*** PROVIDED INFORMATION

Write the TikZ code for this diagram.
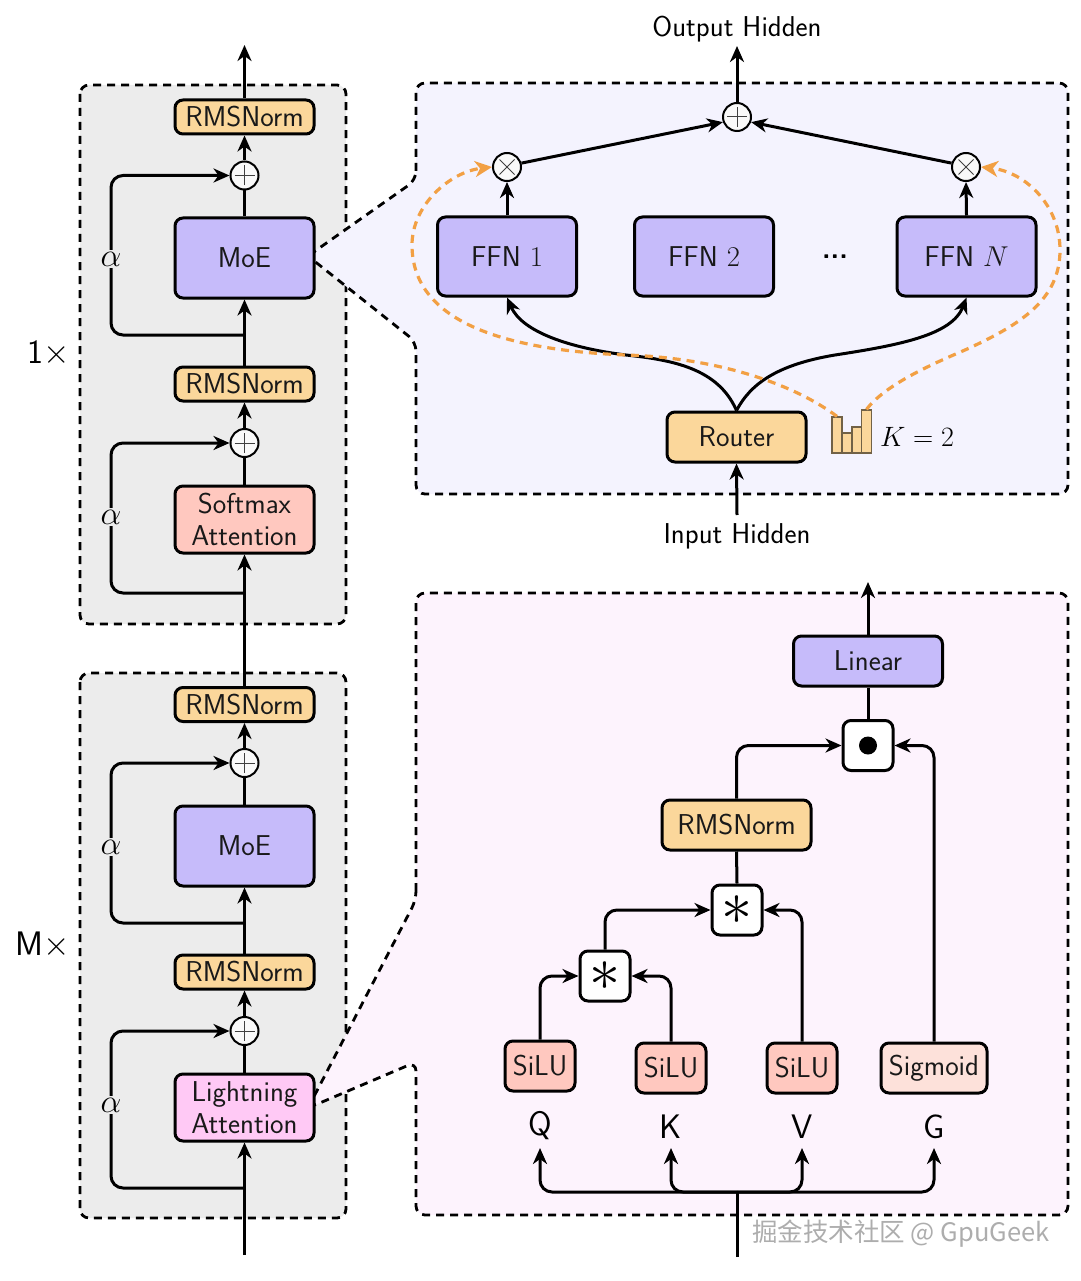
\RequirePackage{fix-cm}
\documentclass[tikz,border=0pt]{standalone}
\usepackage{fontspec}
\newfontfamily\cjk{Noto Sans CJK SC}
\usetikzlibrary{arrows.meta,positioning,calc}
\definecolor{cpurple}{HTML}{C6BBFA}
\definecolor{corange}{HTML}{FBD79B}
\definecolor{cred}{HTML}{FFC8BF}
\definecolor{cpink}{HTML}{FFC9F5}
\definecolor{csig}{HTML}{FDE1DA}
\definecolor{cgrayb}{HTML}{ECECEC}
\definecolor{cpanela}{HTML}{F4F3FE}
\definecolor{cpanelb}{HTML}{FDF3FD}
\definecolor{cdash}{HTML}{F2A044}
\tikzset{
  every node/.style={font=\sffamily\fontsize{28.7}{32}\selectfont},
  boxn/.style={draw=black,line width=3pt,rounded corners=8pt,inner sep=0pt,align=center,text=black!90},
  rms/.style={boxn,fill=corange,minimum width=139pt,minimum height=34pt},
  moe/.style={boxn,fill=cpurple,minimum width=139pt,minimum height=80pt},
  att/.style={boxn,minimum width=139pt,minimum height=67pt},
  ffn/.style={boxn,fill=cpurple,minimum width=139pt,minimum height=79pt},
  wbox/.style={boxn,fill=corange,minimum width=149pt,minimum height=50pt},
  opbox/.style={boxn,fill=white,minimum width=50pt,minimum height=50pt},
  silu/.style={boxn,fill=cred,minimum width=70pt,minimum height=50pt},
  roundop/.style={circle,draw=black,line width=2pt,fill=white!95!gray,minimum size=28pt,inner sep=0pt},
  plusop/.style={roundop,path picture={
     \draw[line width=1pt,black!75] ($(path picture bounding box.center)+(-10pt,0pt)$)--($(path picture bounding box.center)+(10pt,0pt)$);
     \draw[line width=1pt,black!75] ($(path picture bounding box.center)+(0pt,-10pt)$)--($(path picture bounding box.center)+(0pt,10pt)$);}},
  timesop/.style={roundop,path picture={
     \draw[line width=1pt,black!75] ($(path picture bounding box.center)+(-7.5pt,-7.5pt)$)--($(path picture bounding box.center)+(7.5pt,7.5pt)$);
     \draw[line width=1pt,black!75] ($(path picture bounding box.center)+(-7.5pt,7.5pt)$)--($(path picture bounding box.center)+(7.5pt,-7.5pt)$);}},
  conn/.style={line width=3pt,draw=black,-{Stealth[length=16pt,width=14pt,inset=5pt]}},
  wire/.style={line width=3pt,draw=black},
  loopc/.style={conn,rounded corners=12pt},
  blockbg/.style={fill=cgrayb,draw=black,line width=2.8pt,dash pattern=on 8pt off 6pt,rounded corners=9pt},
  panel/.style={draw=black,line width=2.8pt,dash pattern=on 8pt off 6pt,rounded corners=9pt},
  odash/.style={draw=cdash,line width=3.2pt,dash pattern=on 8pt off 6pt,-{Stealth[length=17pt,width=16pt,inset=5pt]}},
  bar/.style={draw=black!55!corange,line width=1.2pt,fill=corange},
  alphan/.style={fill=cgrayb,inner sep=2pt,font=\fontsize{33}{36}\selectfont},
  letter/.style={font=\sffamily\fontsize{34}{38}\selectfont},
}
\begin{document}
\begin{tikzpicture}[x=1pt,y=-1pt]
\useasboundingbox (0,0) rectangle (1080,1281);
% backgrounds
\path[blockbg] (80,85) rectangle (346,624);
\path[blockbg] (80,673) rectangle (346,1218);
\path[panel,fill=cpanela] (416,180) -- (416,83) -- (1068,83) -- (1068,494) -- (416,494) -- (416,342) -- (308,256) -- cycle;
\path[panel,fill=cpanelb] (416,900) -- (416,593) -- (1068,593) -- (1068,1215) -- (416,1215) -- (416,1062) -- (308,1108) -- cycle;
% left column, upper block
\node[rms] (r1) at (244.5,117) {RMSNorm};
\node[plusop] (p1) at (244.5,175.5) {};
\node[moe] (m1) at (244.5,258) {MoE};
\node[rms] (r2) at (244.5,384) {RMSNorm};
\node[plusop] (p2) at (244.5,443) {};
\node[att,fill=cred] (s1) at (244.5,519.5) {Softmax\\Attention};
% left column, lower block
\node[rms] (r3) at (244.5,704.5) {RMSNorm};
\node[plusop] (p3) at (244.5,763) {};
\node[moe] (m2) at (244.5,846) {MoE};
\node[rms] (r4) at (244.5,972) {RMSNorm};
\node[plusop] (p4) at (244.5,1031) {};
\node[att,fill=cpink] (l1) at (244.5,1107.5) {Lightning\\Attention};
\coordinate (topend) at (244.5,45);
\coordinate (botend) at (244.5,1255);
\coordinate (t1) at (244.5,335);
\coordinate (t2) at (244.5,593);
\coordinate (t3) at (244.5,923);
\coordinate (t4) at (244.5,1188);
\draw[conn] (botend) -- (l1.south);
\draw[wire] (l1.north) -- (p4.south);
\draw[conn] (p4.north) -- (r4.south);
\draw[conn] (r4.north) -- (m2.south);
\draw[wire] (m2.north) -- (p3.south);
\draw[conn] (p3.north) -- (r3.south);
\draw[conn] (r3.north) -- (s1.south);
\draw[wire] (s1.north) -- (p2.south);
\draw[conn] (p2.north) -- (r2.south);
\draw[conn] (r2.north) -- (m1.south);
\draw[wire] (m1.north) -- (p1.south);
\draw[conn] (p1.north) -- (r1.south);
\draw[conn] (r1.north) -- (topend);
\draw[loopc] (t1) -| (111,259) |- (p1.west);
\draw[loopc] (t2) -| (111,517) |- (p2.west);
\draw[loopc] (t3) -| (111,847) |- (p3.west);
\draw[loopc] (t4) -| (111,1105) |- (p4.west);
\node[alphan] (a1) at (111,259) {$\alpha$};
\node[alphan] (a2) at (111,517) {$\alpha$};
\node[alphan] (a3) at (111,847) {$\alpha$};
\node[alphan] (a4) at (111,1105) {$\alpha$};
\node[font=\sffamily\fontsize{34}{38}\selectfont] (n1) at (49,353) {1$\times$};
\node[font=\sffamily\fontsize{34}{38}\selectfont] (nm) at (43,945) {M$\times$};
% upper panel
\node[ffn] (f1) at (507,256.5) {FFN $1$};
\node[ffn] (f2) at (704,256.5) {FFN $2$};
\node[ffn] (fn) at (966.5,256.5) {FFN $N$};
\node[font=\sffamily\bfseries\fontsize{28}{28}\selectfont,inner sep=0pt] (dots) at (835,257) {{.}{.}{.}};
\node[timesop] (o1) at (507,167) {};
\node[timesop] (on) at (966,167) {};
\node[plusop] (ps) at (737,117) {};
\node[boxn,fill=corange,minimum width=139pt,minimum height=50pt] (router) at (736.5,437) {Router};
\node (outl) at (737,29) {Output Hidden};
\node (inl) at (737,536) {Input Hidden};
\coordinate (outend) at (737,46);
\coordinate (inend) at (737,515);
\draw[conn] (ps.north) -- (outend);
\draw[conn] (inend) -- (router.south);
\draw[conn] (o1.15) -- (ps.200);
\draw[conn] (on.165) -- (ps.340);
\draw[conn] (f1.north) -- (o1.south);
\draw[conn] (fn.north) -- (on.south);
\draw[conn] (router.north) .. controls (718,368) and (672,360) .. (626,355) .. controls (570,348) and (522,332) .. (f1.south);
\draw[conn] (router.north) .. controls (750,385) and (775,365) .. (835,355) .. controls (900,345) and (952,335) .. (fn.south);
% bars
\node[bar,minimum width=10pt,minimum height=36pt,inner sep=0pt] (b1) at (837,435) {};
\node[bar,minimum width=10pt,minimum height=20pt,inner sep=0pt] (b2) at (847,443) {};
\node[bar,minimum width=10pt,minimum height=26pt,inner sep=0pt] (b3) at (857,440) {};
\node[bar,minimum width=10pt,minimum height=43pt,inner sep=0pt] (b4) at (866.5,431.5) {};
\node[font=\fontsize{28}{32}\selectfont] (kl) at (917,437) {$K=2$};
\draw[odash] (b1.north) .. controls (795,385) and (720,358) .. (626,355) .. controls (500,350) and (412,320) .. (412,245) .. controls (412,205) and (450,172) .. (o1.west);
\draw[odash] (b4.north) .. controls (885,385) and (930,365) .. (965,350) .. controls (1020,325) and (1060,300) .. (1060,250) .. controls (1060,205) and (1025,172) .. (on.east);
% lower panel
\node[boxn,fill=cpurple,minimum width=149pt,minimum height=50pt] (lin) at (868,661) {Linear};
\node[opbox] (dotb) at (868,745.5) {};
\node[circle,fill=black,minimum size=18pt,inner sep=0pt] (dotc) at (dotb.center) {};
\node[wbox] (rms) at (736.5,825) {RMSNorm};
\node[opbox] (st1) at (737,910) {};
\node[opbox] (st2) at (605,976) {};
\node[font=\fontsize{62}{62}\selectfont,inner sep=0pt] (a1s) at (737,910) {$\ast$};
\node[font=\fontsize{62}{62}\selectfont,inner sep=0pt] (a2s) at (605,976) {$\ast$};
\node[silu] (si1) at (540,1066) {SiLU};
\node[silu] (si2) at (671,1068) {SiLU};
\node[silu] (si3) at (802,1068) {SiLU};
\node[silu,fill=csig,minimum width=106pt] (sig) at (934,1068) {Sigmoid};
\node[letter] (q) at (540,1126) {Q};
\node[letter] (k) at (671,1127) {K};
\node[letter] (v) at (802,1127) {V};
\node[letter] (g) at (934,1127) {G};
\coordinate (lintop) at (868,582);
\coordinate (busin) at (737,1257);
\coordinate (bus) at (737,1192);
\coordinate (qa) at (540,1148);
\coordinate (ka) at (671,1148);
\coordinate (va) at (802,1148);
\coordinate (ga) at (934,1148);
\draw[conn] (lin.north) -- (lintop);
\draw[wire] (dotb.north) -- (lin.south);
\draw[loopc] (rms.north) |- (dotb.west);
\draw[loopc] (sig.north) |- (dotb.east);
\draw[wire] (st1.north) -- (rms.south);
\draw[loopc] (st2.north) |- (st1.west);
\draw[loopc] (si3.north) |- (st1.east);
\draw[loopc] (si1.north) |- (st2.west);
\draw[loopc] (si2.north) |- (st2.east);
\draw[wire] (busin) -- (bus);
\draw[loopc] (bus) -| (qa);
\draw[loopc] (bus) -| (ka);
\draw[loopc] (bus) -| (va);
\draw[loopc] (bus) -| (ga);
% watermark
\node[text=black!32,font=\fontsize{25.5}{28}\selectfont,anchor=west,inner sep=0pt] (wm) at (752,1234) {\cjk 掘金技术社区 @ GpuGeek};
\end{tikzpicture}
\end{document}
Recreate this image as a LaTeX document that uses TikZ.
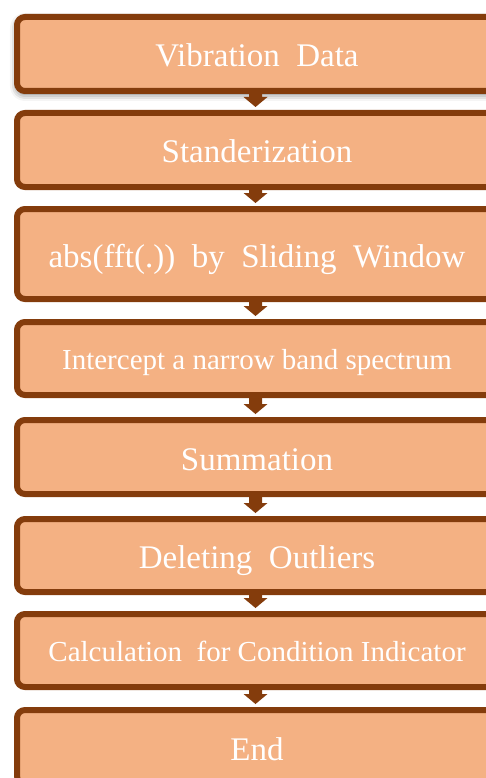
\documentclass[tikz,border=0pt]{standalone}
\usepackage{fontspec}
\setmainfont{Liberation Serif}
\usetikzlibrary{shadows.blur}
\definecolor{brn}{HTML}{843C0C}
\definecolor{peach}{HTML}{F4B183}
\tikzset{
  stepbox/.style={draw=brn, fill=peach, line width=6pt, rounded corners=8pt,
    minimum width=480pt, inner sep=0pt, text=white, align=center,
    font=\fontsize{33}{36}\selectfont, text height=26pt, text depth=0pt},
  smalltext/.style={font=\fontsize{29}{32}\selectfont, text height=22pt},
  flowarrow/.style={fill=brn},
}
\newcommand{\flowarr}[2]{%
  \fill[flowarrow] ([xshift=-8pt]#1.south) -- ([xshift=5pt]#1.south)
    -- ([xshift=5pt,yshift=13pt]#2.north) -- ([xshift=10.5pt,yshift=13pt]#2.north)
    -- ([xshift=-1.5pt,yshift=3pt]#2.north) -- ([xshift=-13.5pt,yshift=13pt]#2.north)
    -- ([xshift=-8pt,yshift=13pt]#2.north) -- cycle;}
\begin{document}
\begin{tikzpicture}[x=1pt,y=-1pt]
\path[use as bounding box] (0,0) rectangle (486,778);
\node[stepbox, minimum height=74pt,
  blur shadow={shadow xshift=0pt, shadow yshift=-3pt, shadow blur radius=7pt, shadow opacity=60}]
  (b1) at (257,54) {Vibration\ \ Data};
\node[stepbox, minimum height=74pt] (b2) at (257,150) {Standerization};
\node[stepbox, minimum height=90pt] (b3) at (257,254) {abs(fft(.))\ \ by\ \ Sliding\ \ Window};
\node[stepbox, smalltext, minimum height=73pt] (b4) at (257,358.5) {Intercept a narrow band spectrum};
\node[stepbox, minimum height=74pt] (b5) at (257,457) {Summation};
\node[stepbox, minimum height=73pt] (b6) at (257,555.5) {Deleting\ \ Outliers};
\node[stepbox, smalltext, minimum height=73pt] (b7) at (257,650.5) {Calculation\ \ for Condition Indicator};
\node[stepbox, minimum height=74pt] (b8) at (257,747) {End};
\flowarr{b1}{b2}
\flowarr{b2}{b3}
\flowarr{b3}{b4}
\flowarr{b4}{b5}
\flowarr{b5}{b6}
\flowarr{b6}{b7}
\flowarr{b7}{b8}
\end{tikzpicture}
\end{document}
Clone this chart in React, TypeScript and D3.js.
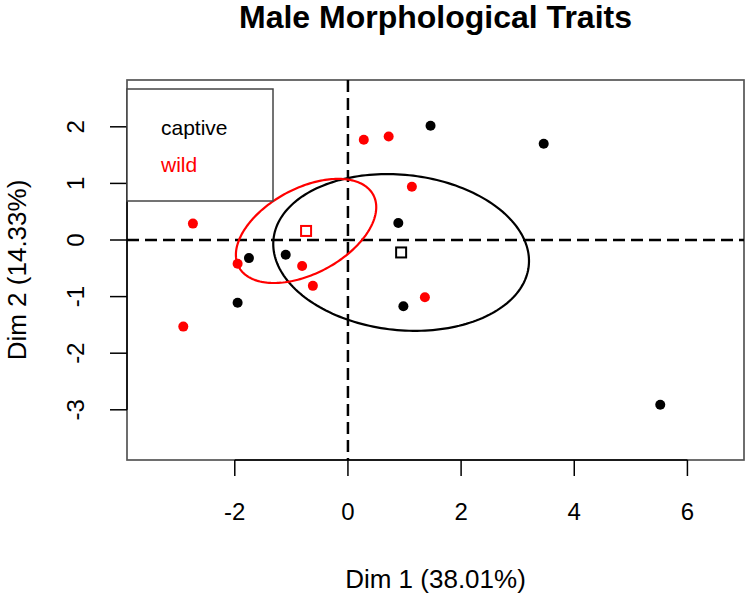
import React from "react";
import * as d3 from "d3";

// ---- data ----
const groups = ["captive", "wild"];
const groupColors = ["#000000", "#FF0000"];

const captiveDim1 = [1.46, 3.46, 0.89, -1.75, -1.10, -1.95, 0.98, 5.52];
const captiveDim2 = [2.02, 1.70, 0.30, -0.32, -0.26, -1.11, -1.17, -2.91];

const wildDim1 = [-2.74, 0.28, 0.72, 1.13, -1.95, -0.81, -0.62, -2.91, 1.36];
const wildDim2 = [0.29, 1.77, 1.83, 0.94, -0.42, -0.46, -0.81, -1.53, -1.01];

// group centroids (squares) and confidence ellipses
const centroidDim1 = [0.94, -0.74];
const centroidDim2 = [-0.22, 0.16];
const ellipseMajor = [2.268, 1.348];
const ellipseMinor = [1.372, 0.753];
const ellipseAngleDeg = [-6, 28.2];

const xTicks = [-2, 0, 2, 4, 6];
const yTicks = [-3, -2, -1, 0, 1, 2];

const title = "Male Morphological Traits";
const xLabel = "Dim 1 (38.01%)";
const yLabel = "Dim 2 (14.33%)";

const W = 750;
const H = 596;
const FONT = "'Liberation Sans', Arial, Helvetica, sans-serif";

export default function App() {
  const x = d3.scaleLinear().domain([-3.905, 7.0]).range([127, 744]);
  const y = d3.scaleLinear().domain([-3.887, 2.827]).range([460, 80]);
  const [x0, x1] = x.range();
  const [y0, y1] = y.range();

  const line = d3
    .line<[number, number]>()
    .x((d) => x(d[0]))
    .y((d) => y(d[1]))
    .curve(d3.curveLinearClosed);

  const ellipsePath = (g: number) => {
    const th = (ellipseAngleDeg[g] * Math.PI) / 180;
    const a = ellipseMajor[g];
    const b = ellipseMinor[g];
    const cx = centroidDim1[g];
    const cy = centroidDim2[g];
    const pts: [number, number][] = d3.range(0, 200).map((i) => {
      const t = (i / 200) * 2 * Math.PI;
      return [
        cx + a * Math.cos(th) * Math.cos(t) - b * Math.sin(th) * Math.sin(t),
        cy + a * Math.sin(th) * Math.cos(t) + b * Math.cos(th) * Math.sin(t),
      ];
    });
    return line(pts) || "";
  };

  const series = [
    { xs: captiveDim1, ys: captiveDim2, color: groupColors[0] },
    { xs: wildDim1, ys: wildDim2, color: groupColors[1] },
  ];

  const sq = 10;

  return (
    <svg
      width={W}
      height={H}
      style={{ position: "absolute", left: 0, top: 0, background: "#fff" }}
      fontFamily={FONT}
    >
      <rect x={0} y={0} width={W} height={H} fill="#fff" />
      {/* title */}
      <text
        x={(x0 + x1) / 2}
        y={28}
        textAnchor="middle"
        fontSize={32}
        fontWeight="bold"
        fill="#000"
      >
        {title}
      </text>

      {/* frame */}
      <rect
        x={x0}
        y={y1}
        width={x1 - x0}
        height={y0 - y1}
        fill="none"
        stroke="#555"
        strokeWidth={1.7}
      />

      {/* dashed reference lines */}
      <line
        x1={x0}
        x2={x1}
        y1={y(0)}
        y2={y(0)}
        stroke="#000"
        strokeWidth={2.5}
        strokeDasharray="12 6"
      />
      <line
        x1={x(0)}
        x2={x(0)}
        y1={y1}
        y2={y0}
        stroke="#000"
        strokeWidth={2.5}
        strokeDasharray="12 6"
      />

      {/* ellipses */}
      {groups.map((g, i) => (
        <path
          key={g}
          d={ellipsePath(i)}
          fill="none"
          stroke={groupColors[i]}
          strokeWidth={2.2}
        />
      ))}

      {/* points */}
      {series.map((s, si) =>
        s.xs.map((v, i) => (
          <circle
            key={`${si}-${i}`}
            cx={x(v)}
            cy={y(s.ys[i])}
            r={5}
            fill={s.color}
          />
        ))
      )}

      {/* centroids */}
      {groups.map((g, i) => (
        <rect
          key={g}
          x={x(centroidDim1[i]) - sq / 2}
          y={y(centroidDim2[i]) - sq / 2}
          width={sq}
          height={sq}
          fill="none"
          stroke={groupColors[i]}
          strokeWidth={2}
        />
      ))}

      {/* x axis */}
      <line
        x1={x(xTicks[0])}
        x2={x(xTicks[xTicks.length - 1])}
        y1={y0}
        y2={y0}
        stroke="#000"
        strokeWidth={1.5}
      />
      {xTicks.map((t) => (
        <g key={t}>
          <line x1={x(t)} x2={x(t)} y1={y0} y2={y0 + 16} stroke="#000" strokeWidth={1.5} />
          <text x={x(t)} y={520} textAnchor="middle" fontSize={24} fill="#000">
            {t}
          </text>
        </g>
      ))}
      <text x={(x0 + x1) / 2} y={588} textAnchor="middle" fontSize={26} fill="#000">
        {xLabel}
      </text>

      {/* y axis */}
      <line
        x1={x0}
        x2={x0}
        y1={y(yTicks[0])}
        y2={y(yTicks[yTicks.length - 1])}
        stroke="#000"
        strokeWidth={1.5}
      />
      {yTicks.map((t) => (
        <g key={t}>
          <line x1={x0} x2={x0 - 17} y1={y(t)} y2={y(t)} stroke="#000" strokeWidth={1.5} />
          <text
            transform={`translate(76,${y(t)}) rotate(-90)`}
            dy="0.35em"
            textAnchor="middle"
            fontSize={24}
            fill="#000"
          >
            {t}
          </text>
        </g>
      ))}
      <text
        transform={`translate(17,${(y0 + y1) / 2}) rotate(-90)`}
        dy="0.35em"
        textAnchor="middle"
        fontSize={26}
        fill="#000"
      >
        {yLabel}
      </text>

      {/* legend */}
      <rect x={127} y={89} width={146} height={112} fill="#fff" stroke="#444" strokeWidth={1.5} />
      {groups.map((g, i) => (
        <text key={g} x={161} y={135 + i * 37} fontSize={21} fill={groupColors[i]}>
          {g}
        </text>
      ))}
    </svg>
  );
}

******

**SET PROBLEM**
Omit the pictures. Extract exactly the lines that begin with the one holding "Clone this chart" and end with the one holding "-1.11, -1.17, -2.91];", inclusive.

**TASK RESPONSE**
Clone this chart in React, TypeScript and D3.js.
import React from "react";
import * as d3 from "d3";

// ---- data ----
const groups = ["captive", "wild"];
const groupColors = ["#000000", "#FF0000"];

const captiveDim1 = [1.46, 3.46, 0.89, -1.75, -1.10, -1.95, 0.98, 5.52];
const captiveDim2 = [2.02, 1.70, 0.30, -0.32, -0.26, -1.11, -1.17, -2.91];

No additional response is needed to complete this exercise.